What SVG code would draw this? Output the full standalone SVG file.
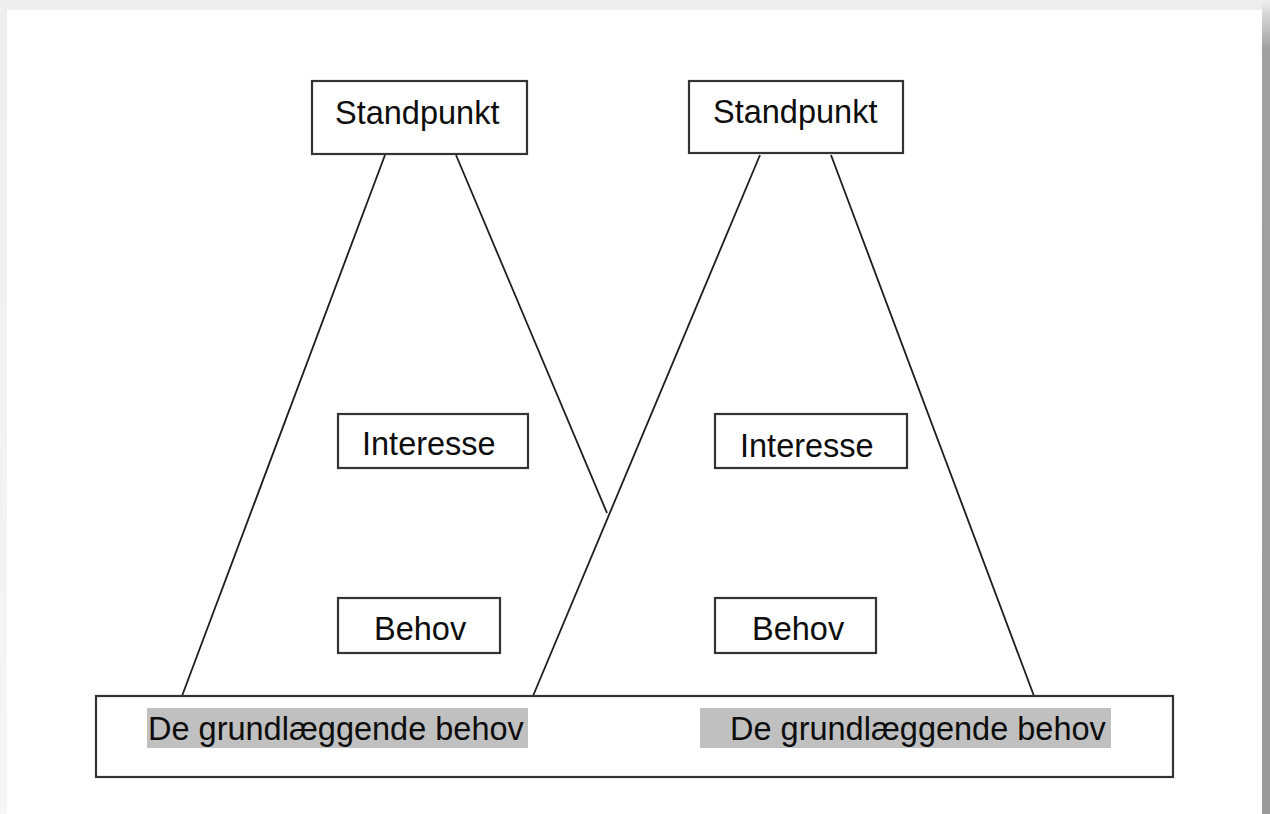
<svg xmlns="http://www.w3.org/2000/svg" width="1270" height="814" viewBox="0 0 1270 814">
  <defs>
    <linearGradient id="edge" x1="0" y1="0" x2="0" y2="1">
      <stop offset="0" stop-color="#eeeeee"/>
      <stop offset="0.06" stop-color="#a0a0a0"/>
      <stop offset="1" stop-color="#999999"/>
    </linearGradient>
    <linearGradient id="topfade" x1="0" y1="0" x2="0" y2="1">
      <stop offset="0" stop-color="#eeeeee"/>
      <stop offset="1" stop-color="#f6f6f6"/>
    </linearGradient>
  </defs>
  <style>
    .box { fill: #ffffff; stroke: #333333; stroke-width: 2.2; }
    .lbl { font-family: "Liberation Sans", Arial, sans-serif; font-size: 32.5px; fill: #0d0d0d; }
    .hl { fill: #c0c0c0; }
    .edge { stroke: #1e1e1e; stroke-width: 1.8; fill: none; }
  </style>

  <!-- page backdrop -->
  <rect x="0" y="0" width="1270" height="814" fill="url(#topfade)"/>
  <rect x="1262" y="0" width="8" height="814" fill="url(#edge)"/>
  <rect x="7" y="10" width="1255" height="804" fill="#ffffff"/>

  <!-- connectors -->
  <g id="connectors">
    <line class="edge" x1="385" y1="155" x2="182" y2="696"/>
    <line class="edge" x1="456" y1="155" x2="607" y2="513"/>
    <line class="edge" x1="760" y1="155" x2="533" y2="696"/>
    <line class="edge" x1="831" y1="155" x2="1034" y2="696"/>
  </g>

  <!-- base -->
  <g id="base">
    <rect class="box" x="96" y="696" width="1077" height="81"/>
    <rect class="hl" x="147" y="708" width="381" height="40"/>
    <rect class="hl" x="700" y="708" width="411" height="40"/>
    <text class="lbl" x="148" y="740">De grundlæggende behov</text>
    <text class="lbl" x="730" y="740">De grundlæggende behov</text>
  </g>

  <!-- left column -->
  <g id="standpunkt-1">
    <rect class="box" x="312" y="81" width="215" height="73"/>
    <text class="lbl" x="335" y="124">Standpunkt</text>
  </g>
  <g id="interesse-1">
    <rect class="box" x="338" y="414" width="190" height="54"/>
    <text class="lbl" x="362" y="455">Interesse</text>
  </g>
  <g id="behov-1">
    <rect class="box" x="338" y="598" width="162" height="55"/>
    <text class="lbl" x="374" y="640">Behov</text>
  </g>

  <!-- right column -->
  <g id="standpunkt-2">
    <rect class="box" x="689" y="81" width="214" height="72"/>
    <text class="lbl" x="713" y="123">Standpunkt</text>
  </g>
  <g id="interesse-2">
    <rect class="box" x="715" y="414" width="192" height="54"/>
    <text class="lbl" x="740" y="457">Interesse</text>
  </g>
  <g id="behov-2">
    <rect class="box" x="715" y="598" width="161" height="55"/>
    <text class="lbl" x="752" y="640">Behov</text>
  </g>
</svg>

> _PROBLEM_: From the material above, reproduce everything verbatim except the pictures.

> _TASK ANSWER_:
What SVG code would draw this? Output the full standalone SVG file.
<svg xmlns="http://www.w3.org/2000/svg" width="1270" height="814" viewBox="0 0 1270 814">
  <defs>
    <linearGradient id="edge" x1="0" y1="0" x2="0" y2="1">
      <stop offset="0" stop-color="#eeeeee"/>
      <stop offset="0.06" stop-color="#a0a0a0"/>
      <stop offset="1" stop-color="#999999"/>
    </linearGradient>
    <linearGradient id="topfade" x1="0" y1="0" x2="0" y2="1">
      <stop offset="0" stop-color="#eeeeee"/>
      <stop offset="1" stop-color="#f6f6f6"/>
    </linearGradient>
  </defs>
  <style>
    .box { fill: #ffffff; stroke: #333333; stroke-width: 2.2; }
    .lbl { font-family: "Liberation Sans", Arial, sans-serif; font-size: 32.5px; fill: #0d0d0d; }
    .hl { fill: #c0c0c0; }
    .edge { stroke: #1e1e1e; stroke-width: 1.8; fill: none; }
  </style>

  <!-- page backdrop -->
  <rect x="0" y="0" width="1270" height="814" fill="url(#topfade)"/>
  <rect x="1262" y="0" width="8" height="814" fill="url(#edge)"/>
  <rect x="7" y="10" width="1255" height="804" fill="#ffffff"/>

  <!-- connectors -->
  <g id="connectors">
    <line class="edge" x1="385" y1="155" x2="182" y2="696"/>
    <line class="edge" x1="456" y1="155" x2="607" y2="513"/>
    <line class="edge" x1="760" y1="155" x2="533" y2="696"/>
    <line class="edge" x1="831" y1="155" x2="1034" y2="696"/>
  </g>

  <!-- base -->
  <g id="base">
    <rect class="box" x="96" y="696" width="1077" height="81"/>
    <rect class="hl" x="147" y="708" width="381" height="40"/>
    <rect class="hl" x="700" y="708" width="411" height="40"/>
    <text class="lbl" x="148" y="740">De grundlæggende behov</text>
    <text class="lbl" x="730" y="740">De grundlæggende behov</text>
  </g>

  <!-- left column -->
  <g id="standpunkt-1">
    <rect class="box" x="312" y="81" width="215" height="73"/>
    <text class="lbl" x="335" y="124">Standpunkt</text>
  </g>
  <g id="interesse-1">
    <rect class="box" x="338" y="414" width="190" height="54"/>
    <text class="lbl" x="362" y="455">Interesse</text>
  </g>
  <g id="behov-1">
    <rect class="box" x="338" y="598" width="162" height="55"/>
    <text class="lbl" x="374" y="640">Behov</text>
  </g>

  <!-- right column -->
  <g id="standpunkt-2">
    <rect class="box" x="689" y="81" width="214" height="72"/>
    <text class="lbl" x="713" y="123">Standpunkt</text>
  </g>
  <g id="interesse-2">
    <rect class="box" x="715" y="414" width="192" height="54"/>
    <text class="lbl" x="740" y="457">Interesse</text>
  </g>
  <g id="behov-2">
    <rect class="box" x="715" y="598" width="161" height="55"/>
    <text class="lbl" x="752" y="640">Behov</text>
  </g>
</svg>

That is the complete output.